A nossa perspectiva não passa então de uma complexa rede de conexões. A partir dela, até podemos concordar com alguns fatos, mas as distâncias físicas e subjetivas se tornam fatores preponderantes para nossa consideração da existência. A palavra considerar, inclusive, significa exatamente isso, pensar junto com as estrelas. Estes pontos luminosos nos servem de orientação no momento em que estamos perdidos em alto mar, porque eles oferecem um ponto fixo, uma âncora no meio do caos. Se o mundo muda como as águas do mar, precisamos de um ponto seguro para ancorar.

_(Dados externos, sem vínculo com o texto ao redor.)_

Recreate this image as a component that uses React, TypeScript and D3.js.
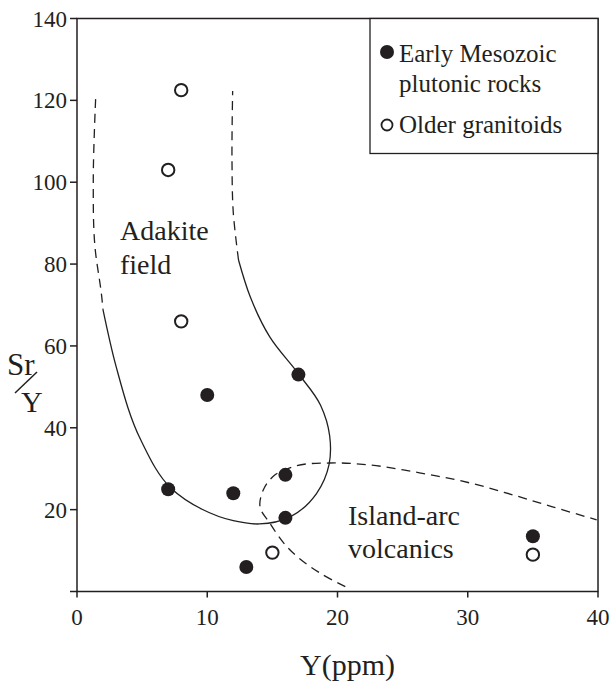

As estrelas, a consideração, é o entrelaçamento entre aquilo que somos e aquilo que podemos ser e aquilo que fomos, nada mais que uma conexão feita de linhas e cortes. O problema começa quando estas figuras formadas encontram um ponto final, e não permitem as histórias serem recontadas.
Diz o ditado popular que quem conta um conto aumenta um ponto, e talvez a mesma coisa aconteça com a nossa subjetividade, formamos constelações de pensamentos e sensações em nosso céu afetivo. Ainda assim a pergunta permanece a mesma, deveríamos colocar um ponto final nestes ideias ou deixá-las abertas para novas conexões? Quem pode dizer quando é a hora de parar de fazer conexões?

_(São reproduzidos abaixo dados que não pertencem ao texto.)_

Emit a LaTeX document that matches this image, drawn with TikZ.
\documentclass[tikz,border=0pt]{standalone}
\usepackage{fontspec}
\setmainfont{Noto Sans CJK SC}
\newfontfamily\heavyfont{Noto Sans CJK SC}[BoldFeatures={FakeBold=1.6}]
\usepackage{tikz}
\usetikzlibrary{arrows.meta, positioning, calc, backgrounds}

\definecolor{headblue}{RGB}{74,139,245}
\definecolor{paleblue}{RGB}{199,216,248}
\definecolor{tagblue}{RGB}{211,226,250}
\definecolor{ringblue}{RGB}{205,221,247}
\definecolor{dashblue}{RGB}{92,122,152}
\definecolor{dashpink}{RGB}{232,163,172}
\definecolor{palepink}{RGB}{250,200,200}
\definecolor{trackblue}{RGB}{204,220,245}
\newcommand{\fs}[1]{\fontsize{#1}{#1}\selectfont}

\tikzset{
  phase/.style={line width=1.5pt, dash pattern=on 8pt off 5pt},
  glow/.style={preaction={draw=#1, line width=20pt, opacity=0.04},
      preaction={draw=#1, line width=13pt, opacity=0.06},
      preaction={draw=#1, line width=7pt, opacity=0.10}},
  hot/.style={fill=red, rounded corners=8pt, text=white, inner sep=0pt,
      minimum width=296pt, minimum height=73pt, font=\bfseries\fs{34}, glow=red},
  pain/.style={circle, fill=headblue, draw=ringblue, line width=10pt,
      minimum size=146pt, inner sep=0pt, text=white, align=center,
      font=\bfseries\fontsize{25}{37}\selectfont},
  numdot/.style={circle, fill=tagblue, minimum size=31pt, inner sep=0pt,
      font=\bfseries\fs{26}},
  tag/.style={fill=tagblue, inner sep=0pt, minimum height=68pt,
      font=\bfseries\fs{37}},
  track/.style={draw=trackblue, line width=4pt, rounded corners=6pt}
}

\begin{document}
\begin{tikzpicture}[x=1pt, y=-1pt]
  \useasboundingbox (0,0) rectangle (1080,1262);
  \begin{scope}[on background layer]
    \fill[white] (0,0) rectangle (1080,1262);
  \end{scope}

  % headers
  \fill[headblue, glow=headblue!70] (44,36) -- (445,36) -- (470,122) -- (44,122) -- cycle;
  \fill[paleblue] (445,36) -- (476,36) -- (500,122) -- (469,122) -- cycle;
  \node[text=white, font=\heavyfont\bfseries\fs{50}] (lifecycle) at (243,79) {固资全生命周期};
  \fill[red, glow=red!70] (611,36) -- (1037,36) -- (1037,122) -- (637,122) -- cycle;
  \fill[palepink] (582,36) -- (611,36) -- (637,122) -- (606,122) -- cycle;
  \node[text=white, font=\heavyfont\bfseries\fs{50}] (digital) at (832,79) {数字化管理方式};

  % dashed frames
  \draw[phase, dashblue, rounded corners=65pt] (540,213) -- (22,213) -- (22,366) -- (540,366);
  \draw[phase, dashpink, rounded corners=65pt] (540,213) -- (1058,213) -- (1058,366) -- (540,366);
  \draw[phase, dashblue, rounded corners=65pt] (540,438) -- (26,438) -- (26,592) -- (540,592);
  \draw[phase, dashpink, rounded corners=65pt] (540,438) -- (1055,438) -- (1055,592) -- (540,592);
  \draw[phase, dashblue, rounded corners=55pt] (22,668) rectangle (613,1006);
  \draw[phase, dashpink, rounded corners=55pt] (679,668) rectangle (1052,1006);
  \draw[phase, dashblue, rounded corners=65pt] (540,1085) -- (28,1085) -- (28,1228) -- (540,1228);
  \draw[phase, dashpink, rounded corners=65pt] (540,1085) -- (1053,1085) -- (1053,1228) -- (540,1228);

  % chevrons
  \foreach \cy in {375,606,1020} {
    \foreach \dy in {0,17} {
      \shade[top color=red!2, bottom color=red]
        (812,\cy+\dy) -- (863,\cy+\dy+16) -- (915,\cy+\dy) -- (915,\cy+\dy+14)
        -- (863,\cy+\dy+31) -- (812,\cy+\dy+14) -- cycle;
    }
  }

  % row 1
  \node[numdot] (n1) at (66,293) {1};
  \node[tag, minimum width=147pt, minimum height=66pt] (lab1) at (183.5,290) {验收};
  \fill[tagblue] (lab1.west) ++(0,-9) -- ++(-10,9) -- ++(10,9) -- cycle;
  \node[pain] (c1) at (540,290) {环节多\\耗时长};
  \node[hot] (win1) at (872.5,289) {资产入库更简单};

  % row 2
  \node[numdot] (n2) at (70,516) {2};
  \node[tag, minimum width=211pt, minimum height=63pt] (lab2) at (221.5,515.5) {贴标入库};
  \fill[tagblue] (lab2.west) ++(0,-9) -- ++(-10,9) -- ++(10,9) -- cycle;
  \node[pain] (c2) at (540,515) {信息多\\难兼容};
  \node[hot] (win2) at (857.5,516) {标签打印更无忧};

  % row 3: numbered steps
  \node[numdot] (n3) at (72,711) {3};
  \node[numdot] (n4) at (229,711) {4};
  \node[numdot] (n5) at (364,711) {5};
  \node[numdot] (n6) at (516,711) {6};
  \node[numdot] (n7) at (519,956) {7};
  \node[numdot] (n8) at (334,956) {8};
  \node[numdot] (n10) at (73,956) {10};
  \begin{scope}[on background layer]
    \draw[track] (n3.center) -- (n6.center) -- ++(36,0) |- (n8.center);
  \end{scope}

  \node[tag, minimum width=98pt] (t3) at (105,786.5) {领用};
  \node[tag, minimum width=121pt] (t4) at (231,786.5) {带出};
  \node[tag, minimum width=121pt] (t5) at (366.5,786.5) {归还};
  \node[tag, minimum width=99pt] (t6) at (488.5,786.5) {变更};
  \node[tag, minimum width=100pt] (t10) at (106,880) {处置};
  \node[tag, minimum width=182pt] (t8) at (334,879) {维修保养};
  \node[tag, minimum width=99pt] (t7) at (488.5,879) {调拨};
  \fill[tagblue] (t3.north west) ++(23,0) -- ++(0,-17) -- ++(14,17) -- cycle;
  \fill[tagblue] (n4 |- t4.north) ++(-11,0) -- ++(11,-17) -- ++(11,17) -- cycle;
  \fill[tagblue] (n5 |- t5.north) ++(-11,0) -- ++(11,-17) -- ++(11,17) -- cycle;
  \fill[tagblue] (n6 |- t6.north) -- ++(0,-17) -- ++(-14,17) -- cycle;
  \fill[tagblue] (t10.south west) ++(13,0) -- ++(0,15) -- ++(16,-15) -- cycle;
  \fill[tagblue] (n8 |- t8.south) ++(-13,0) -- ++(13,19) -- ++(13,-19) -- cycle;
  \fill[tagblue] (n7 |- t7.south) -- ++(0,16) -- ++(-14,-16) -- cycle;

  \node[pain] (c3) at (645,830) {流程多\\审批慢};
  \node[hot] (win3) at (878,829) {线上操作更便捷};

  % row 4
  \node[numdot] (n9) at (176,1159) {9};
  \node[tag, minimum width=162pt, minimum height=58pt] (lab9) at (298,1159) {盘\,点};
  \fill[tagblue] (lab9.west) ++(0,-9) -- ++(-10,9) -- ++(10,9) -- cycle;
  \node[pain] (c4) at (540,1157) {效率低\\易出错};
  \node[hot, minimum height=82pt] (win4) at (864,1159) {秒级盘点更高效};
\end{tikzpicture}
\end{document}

Existem muitos relatos de como a filosofia nasceu, uma delas é contada por Platão e fala de quando Tales de Mileto caminhava pela rua observando o céu estrelado. Em seu assombro e admiração pelas estrelas, ele distraiu-se e caiu num buraco, seria o fim? Não, o pensamento continou e desde então muitos outros se dedicaram a questionar a imensidão do céu noturno e todas as implicações que esta grande pergunta desdobra. A filosofia, assim como as constelações, assim como todo ato de pensar, nunca para depois do ponto final, há sempre mais um ponto a ser considerado.